#### [EXERCISE REQUIREMENTS]
Please return nothing but the lines between the line holding "Generate a Python" and the line holding "import plotly.graph_objects as go", both ends included, without the pictures.

#### [MATERIAL FOR THIS EXERCISE]

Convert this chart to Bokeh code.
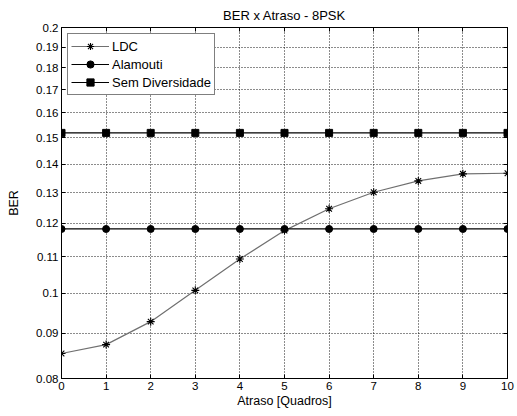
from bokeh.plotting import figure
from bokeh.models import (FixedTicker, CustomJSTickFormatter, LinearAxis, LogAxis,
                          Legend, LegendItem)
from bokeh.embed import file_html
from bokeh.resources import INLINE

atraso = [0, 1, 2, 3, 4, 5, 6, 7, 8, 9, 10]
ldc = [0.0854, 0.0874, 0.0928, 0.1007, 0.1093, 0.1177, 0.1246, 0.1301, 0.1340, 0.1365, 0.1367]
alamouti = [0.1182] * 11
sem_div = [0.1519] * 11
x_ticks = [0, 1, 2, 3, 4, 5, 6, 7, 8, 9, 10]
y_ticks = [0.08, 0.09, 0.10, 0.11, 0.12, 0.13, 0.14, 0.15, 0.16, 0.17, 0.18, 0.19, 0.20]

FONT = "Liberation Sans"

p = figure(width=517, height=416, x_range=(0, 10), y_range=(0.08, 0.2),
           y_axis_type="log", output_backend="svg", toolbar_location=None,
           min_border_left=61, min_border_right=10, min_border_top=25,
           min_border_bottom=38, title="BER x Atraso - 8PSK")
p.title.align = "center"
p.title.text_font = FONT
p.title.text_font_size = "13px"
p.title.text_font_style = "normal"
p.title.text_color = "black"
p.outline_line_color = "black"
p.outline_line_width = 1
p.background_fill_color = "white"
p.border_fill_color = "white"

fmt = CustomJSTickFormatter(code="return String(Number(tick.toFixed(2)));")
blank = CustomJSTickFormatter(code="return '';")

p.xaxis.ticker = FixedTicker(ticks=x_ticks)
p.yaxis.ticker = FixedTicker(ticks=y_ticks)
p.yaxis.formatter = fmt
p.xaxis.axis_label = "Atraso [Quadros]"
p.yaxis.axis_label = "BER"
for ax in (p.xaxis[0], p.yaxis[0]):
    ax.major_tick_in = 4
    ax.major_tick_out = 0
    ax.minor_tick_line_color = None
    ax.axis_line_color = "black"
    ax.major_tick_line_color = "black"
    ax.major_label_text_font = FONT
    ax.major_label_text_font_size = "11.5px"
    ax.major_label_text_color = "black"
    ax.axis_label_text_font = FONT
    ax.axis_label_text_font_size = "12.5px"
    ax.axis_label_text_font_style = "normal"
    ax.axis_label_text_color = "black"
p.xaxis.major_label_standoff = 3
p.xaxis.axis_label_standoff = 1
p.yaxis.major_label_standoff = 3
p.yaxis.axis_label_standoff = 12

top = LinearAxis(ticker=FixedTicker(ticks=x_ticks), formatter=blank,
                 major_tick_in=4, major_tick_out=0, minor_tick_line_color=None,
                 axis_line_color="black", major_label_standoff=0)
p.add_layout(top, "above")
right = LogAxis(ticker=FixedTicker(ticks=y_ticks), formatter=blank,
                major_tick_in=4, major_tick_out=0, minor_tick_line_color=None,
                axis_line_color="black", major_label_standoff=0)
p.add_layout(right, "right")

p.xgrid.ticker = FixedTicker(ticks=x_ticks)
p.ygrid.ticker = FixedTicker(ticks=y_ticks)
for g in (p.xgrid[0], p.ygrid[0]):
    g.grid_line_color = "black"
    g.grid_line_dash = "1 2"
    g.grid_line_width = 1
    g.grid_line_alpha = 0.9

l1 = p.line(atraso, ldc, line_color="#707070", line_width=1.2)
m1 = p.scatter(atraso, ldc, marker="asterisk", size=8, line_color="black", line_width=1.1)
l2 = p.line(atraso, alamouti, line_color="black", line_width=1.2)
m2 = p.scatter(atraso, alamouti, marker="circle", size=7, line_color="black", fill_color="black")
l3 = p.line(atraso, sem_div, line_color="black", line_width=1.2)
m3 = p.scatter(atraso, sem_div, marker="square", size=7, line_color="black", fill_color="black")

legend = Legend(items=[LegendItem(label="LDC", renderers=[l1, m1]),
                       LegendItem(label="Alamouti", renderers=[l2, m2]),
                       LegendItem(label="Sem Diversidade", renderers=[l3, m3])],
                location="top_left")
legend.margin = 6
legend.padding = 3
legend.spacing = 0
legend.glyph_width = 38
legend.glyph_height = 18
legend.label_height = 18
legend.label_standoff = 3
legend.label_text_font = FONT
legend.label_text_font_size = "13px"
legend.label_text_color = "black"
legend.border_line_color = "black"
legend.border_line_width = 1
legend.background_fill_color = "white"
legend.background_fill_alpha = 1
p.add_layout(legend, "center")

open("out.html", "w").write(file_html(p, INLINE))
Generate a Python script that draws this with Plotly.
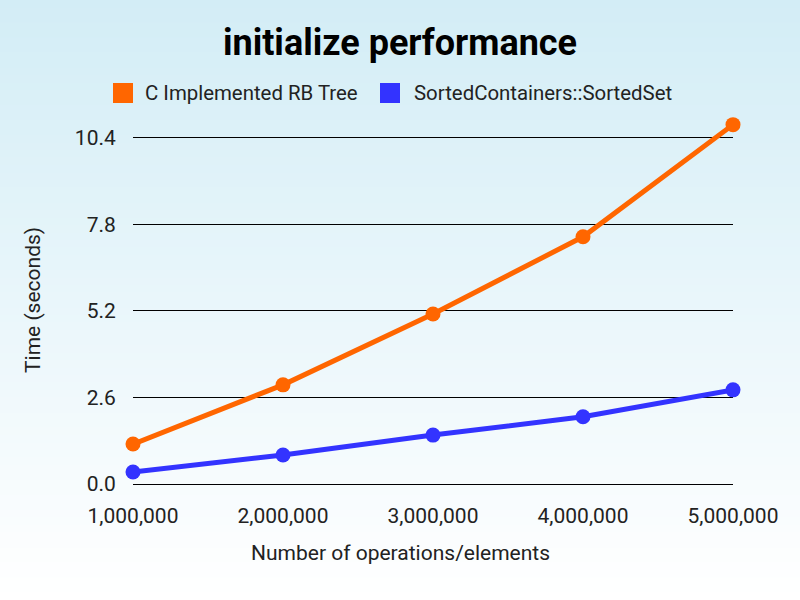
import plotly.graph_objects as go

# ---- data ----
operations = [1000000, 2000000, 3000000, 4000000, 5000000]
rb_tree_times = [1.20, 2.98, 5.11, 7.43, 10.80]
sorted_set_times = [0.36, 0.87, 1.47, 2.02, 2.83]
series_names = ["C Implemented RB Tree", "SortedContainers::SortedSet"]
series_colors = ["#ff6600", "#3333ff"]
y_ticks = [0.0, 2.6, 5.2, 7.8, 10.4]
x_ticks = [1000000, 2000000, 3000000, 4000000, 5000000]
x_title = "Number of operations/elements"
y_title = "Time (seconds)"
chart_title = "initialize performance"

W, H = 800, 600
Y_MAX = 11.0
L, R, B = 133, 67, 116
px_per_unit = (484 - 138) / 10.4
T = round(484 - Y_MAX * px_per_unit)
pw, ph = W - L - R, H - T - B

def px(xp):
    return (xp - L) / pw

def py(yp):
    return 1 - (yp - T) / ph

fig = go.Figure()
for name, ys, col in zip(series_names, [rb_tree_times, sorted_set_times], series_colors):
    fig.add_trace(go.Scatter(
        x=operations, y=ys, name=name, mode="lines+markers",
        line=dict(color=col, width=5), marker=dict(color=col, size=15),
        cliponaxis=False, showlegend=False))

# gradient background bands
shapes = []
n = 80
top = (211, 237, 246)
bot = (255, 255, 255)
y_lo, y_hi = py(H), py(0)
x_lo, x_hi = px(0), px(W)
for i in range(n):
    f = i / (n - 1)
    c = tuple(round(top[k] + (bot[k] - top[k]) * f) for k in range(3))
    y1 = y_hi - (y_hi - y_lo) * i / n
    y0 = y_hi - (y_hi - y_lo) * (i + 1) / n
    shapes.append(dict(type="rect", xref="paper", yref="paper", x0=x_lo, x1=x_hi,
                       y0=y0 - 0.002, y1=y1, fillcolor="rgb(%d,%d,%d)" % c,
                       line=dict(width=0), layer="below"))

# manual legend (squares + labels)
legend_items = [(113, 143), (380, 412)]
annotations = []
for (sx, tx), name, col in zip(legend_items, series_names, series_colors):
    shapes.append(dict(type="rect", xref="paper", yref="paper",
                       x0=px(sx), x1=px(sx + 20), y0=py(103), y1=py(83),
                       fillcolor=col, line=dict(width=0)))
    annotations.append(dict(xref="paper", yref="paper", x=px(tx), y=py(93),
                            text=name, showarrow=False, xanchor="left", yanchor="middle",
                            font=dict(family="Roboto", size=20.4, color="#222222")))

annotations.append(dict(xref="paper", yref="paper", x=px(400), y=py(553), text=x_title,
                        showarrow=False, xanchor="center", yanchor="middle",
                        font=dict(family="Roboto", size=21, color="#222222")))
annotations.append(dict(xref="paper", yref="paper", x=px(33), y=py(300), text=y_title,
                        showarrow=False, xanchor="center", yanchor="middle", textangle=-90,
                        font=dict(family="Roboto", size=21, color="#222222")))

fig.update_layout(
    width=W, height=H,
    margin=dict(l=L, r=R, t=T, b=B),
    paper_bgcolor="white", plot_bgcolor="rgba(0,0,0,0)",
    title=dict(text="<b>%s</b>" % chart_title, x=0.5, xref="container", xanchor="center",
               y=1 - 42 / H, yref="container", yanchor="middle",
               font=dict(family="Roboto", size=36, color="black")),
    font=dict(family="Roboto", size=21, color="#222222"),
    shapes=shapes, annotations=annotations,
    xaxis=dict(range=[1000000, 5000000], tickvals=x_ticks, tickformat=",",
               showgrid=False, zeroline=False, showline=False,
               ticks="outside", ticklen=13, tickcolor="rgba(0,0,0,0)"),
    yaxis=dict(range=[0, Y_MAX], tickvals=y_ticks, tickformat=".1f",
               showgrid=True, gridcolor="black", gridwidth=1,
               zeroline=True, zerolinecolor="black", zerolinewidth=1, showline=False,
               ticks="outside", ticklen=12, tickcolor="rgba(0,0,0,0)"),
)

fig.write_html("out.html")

#### [TASK RESULT]
Generate a Python script that draws this with Plotly.
import plotly.graph_objects as go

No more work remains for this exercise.